Short problem: Reproduce exactly the lines below, from the first one through the line containing "const passiveShares = [17, 3, 80];", and omit any pictures.

━━━━━ Material provided

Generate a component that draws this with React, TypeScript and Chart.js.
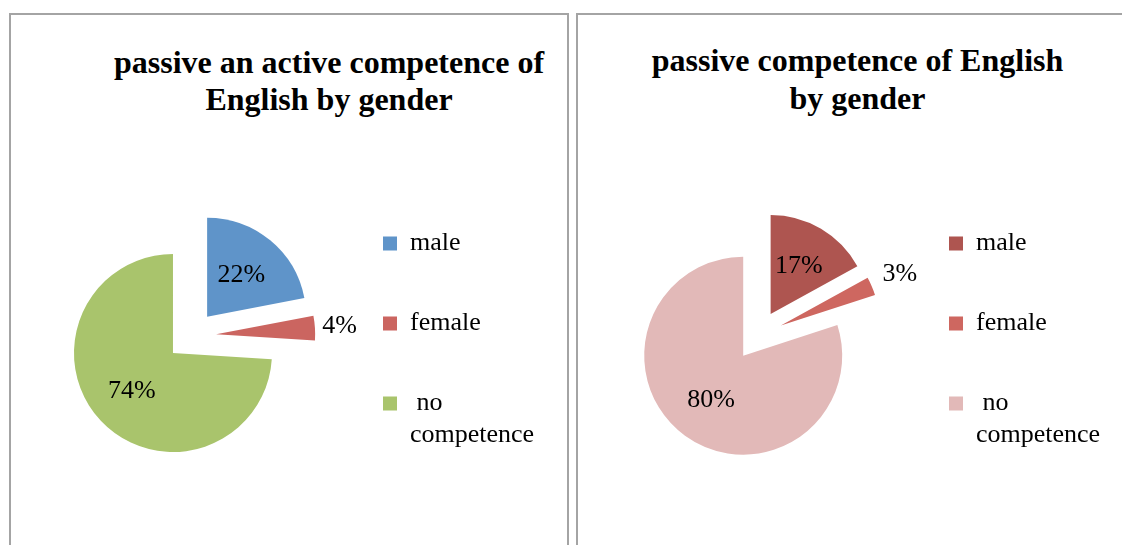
import React, { useEffect, useRef } from 'react';
import { Chart, registerables } from 'chart.js';

Chart.register(...registerables);

// ---- data ----
const categories: (string | string[])[] = ['male', 'female', [' no', 'competence']];
const leftTitle = ['passive an active competence of', 'English by gender'];
const rightTitle = ['passive competence of English', 'by gender'];
const activeAndPassiveShares = [22, 4, 74];
const passiveShares = [17, 3, 80];

// ---- styles ----
const leftColors = ['#5F94C9', '#CB6560', '#A9C46C'];
const rightColors = ['#AE5550', '#CE6760', '#E2B9B8'];
const leftLabelFactors = [0.54, 1.25, 0.57];
const rightLabelFactors = [0.56, 1.31, 0.55];
const SERIF = '"Liberation Serif", "Times New Roman", serif';
const EXPLODE = 25;
const RADIUS = 99;
const CANVAS_W = 556;
const CANVAS_H = 530;
const LEGEND_W = 215;

const explodePlugin = {
  id: 'explodeSlices',
  beforeDatasetDraw(chart: any, args: any) {
    const ctx = chart.ctx;
    args.meta.data.forEach((arc: any) => {
      const mid = (arc.startAngle + arc.endAngle) / 2;
      ctx.save();
      ctx.translate(Math.cos(mid) * EXPLODE, Math.sin(mid) * EXPLODE);
      arc.draw(ctx, chart.chartArea);
      ctx.restore();
    });
    return false;
  },
};

function makeLabelPlugin(factors: number[]) {
  return {
    id: 'sliceLabels',
    afterDatasetsDraw(chart: any) {
      const meta = chart.getDatasetMeta(0);
      const values = chart.data.datasets[0].data as number[];
      const ctx = chart.ctx;
      ctx.save();
      ctx.font = `26px ${SERIF}`;
      ctx.fillStyle = '#000';
      ctx.textAlign = 'center';
      ctx.textBaseline = 'middle';
      meta.data.forEach((arc: any, i: number) => {
        const mid = (arc.startAngle + arc.endAngle) / 2;
        const d = EXPLODE + factors[i] * arc.outerRadius;
        ctx.fillText(`${values[i]}%`, arc.x + Math.cos(mid) * d, arc.y + Math.sin(mid) * d);
      });
      ctx.restore();
    },
  };
}

type PieProps = {
  values: number[];
  colors: string[];
  factors: number[];
  padding: { left: number; right: number; top: number; bottom: number };
  left: number;
  top: number;
};

function ExplodedPie({ values, colors, factors, padding, left, top }: PieProps) {
  const ref = useRef<HTMLCanvasElement | null>(null);
  useEffect(() => {
    if (!ref.current) return;
    const chart = new Chart(ref.current, {
      type: 'pie',
      data: {
        labels: categories as any,
        datasets: [
          {
            data: values,
            backgroundColor: colors,
            borderWidth: 0,
            radius: RADIUS,
          } as any,
        ],
      },
      options: {
        responsive: false,
        animation: false,
        devicePixelRatio: 1,
        events: [],
        layout: { padding },
        plugins: {
          title: { display: false },
          tooltip: { enabled: false },
          legend: {
            display: true,
            position: 'right',
            align: 'start',
            maxWidth: LEGEND_W,
            labels: {
              boxWidth: 14,
              boxHeight: 14,
              padding: 54,
              color: '#000',
              font: { family: SERIF, size: 26, lineHeight: 1.22 },
            },
          },
        },
      } as any,
      plugins: [explodePlugin, makeLabelPlugin(factors)],
    });
    return () => chart.destroy();
  }, []);
  return (
    <canvas
      ref={ref}
      width={CANVAS_W}
      height={CANVAS_H}
      style={{ position: 'absolute', left, top, width: CANVAS_W, height: CANVAS_H }}
    />
  );
}

function Title({ lines, center, top }: { lines: string[]; center: number; top: number }) {
  return (
    <div
      style={{
        position: 'absolute',
        left: center - 250,
        top,
        width: 500,
        textAlign: 'center',
        font: `bold 32px ${SERIF}`,
        lineHeight: '37.4px',
        whiteSpace: 'nowrap',
        color: '#000',
      }}
    >
      {lines.map((l, i) => (
        <React.Fragment key={i}>
          {l}
          {i < lines.length - 1 ? <br /> : null}
        </React.Fragment>
      ))}
    </div>
  );
}

const panelStyle = (left: number): React.CSSProperties => ({
  position: 'absolute',
  left,
  top: 13,
  width: 560,
  height: 560,
  boxSizing: 'border-box',
  border: '2px solid #a4a4a4',
  background: '#fff',
});

export default function App() {
  return (
    <div
      style={{
        position: 'fixed',
        left: 0,
        top: 0,
        width: 1122,
        height: 545,
        overflow: 'hidden',
        background: '#fff',
      }}
    >
      <div style={panelStyle(9)} />
      <div style={panelStyle(576)} />
      <Title lines={leftTitle} center={329} top={43.8} />
      <Title lines={rightTitle} center={857.5} top={42.2} />
      <ExplodedPie
        values={activeAndPassiveShares}
        colors={leftColors}
        factors={leftLabelFactors}
        padding={{ left: 42.4, right: 23, top: 161.5, bottom: 49.7 }}
        left={11}
        top={15}
      />
      <ExplodedPie
        values={passiveShares}
        colors={rightColors}
        factors={rightLabelFactors}
        padding={{ left: 42.8, right: 24, top: 161.5, bottom: 50.7 }}
        left={578}
        top={15}
      />
    </div>
  );
}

━━━━━━━━━━

Response to this exercise:
Generate a component that draws this with React, TypeScript and Chart.js.
import React, { useEffect, useRef } from 'react';
import { Chart, registerables } from 'chart.js';

Chart.register(...registerables);

// ---- data ----
const categories: (string | string[])[] = ['male', 'female', [' no', 'competence']];
const leftTitle = ['passive an active competence of', 'English by gender'];
const rightTitle = ['passive competence of English', 'by gender'];
const activeAndPassiveShares = [22, 4, 74];
const passiveShares = [17, 3, 80];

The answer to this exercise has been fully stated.